Novembre 2021
Il a figuré parmi les quatre derniers finalistes du Goncourt. Peut-être même méritait-il la récompense suprême. Mais en ces temps où l’on n’évoque l’esprit « woke » qu’avec des pincettes, Le Voyant d’Etampes est si politiquement incorrect, que la lui attribuer aurait pu déclencher un scandale chez Drouant lors de la proclamation des résultats. On aurait pu entendre certains s’écrier : La honte !… ou bien : on se lève et on se casse !… Et d’autres auraient prévu de venir à poil l’année prochaine…
Le narrateur, Jean Roscoff, vient de prendre sa retraite de maître de conférences à la fac d’histoire. Une carrière décevante, passée à enseigner la guerre froide et la politique américaine dans les années cinquante à des étudiants indifférents. Il avait bien tenté de la relancer, en 1995, en publiant un essai sur l’affaire Rosenberg, du nom de ce couple exécuté aux Etats-Unis pour espionnage au profit de l’URSS. Mais la thèse qu’il y soutenait de leur innocence fut anéantie le jour même de sa parution, par la déclassification de documents secrets Défense prouvant leur culpabilité. Ou comment se retrouver gravement discrédité ! C’était pas de chance, mais voilà, Jean Roscoff est un loser. Et consommation de spiritueux n’apporte pas de consolation spirituelle.
Sa femme, une consultante en top-management, l’a quitté. Sa fille Léonie, la prunelle de ses yeux, est en couple avec une militante woke particulièrement radicale. Celle-ci ne dissimule pas le dédain que lui inspire son privilège de mâle sexagénaire bien né. Il a beau évoquer son action lors du lancement de SOS Racisme et sa participation à la marche des Beurs en 1985, ses labels d’un antiracisme datant de trente-cinq ans tombent à plat.

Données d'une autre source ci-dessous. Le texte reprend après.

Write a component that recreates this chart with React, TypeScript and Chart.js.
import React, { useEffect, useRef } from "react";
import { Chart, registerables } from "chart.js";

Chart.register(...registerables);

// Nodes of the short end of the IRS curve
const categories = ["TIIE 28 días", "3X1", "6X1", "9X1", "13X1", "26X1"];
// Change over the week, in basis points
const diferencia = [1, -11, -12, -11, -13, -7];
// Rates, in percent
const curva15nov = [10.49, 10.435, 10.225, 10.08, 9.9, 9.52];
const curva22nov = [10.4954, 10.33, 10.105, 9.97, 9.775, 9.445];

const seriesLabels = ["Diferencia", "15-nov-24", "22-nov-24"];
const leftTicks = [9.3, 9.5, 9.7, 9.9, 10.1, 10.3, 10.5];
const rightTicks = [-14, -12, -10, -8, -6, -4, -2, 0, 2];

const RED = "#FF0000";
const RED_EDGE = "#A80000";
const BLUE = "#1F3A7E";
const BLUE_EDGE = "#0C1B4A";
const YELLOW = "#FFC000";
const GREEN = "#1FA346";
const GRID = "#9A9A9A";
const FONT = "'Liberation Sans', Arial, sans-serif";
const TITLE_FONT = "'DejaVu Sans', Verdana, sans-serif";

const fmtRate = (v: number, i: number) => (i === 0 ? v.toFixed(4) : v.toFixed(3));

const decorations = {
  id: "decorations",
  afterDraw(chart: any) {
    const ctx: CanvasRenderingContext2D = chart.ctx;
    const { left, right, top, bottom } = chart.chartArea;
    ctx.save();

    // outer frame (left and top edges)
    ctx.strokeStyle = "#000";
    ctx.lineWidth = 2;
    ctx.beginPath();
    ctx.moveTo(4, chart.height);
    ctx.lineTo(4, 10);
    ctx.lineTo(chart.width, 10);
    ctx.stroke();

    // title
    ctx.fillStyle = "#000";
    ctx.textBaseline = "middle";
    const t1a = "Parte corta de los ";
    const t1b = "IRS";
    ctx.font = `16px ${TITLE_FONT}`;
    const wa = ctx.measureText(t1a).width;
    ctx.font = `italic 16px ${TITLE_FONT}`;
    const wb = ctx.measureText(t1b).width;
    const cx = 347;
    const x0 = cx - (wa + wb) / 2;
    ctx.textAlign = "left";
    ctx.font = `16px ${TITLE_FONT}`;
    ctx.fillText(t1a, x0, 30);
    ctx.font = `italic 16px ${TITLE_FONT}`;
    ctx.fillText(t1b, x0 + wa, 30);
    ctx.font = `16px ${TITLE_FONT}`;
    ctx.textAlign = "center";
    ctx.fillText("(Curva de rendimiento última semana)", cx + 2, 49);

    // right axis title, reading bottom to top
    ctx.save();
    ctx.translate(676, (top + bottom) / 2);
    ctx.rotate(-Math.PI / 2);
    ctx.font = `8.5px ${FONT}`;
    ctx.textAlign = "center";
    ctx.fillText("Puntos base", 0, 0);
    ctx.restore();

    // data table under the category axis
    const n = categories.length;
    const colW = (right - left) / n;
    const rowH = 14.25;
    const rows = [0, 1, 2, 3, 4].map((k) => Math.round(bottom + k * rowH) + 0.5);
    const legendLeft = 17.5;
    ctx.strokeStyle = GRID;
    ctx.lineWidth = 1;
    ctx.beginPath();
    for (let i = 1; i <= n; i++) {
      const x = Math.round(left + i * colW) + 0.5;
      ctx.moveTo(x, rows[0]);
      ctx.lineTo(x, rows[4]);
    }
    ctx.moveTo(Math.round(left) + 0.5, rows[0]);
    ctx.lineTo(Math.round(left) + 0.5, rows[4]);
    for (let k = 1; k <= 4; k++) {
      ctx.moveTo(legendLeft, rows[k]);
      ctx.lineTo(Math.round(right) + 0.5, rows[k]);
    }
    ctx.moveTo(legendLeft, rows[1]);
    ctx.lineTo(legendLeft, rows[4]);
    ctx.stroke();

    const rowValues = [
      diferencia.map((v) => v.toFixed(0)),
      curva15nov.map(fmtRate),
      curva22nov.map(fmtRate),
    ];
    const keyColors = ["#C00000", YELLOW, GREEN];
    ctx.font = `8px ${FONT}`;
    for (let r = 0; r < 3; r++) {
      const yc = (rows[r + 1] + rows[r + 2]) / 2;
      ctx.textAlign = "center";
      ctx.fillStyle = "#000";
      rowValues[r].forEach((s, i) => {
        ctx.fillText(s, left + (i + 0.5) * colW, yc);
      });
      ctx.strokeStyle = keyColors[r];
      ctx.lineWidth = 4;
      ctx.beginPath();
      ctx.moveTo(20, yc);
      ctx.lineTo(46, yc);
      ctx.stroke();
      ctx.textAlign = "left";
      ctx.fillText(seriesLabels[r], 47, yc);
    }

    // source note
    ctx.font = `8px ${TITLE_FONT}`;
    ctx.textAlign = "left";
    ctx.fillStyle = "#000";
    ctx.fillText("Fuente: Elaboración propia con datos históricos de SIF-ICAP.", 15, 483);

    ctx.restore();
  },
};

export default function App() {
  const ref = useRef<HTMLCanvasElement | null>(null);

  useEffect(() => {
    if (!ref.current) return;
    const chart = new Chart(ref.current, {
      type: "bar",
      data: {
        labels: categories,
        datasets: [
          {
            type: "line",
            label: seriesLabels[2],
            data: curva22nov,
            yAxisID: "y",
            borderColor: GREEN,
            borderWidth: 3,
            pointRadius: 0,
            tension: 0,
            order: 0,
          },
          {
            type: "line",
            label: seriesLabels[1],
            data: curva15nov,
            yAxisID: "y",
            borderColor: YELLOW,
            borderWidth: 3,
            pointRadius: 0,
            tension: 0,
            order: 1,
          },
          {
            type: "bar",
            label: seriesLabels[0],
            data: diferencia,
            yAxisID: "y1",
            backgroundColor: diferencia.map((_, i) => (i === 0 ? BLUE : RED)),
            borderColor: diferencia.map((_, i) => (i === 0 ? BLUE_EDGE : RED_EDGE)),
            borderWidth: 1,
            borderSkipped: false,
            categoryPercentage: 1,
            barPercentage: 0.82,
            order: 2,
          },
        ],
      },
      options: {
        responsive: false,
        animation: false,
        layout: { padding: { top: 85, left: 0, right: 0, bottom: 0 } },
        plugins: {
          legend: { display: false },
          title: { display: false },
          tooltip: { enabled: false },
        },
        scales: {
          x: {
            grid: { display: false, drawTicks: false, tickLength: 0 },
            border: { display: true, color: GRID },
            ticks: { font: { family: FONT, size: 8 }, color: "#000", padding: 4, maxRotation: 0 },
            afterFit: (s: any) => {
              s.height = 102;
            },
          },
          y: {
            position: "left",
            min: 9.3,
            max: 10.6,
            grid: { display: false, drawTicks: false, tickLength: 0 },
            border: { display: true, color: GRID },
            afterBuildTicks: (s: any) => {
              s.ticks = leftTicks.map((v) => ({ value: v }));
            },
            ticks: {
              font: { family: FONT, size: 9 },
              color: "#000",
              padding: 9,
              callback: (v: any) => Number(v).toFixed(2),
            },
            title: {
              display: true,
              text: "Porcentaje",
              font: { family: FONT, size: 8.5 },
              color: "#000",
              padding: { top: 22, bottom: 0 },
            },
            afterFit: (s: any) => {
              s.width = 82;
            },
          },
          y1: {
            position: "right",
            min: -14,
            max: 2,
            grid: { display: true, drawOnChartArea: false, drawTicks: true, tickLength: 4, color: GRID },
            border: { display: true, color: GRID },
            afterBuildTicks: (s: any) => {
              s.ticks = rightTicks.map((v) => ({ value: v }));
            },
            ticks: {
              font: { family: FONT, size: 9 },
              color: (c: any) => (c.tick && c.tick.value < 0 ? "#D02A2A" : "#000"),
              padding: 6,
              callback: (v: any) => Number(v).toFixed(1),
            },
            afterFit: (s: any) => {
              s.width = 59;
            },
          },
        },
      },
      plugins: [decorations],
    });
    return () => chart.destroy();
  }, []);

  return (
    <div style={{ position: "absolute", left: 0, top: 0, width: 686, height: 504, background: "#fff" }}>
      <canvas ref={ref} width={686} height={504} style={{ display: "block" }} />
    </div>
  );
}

Dans l’espoir d’une réhabilitation sur le tard, il tente une nouvelle expérience littéraire. Exhumant un ancien projet de jeunesse, il écrit et publie la biographie d’un obscur poète américain, Robert Willow, un sympathisant communiste poussé de ce fait à s’exiler à Paris, où il côtoie Jean-Paul Sartre et les existentialistes, avant de s’installer à Étampes pour se consacrer à sa poésie, puis de se tuer en 1960 dans un accident de la route. Jean Roscoff ne manque pas de talent, ses proches trouvent l’ouvrage brillant, tout en étant conscients qu’il est par nature voué à une diffusion confidentielle. Mais lors de la première séance de dédicaces, on pose à l’auteur une question qui va tout changer.
Prisonnier de son antiracisme universaliste à la mode de Touche pas à mon pote !, Jean Roscoff ne voit pas venir le piège, pas plus qu’il n’avait prêté attention à la couleur de peau de Robert Willow, ni perçu les actuelles tendances intellectuelles et activistes, dites « éveillées », à expliquer une œuvre par l’origine ethnique de son créateur. Roscoff est taxé d’appropriation culturelle, ce qui pour ses accusateurs et -trices, équivaut à un forfait d’« oppression dominatrice à caractère raciste, néo-colonialiste, néo-impérialiste » et j’en passe.
Un forfait dont il faut le punir et qui déclenche un déchaînement incontrôlable de harcèlement vindicatif sur les médias et les réseaux sociaux. Les radicaux lancent les anathèmes, des minables planqués derrière l’anonymat du web embrayent sur les injures et les menaces, puis quelques abrutis en mal de mauvais coups passent à l’acte.
Le livre est à la fois drôle et effrayant. Drôle car on rit des mésaventures du malheureux Jean Roscoff qui n’en rate pas une. Effrayant parce que les péripéties fictives issues de l’imagination fertile de l’auteur sont tout à fait vraisemblables. Leur orchestration est d’une fluidité redoutable.
Avocat dans le civil, l’écrivain dont le pseudonyme est Abel Quentin dispose d’une verve étincelante et variée. Sa prose est à la fois maîtrisée et souple. De longs monologues mélancoliques à la syntaxe parfaite laissent place aux réflexions à voix basse ou haute d’un homme qui s’interroge, puis aux répliques furieuses d’un accusé qui se débat. Peut-être une légère et excusable tendance à la verbosité, qui pourrait ennuyer quelques lecteurs. Mais à l’arrière-plan, de la première à la dernière page, la présence mordante d’une ironie amère au service d’une dénonciation par l’absurde.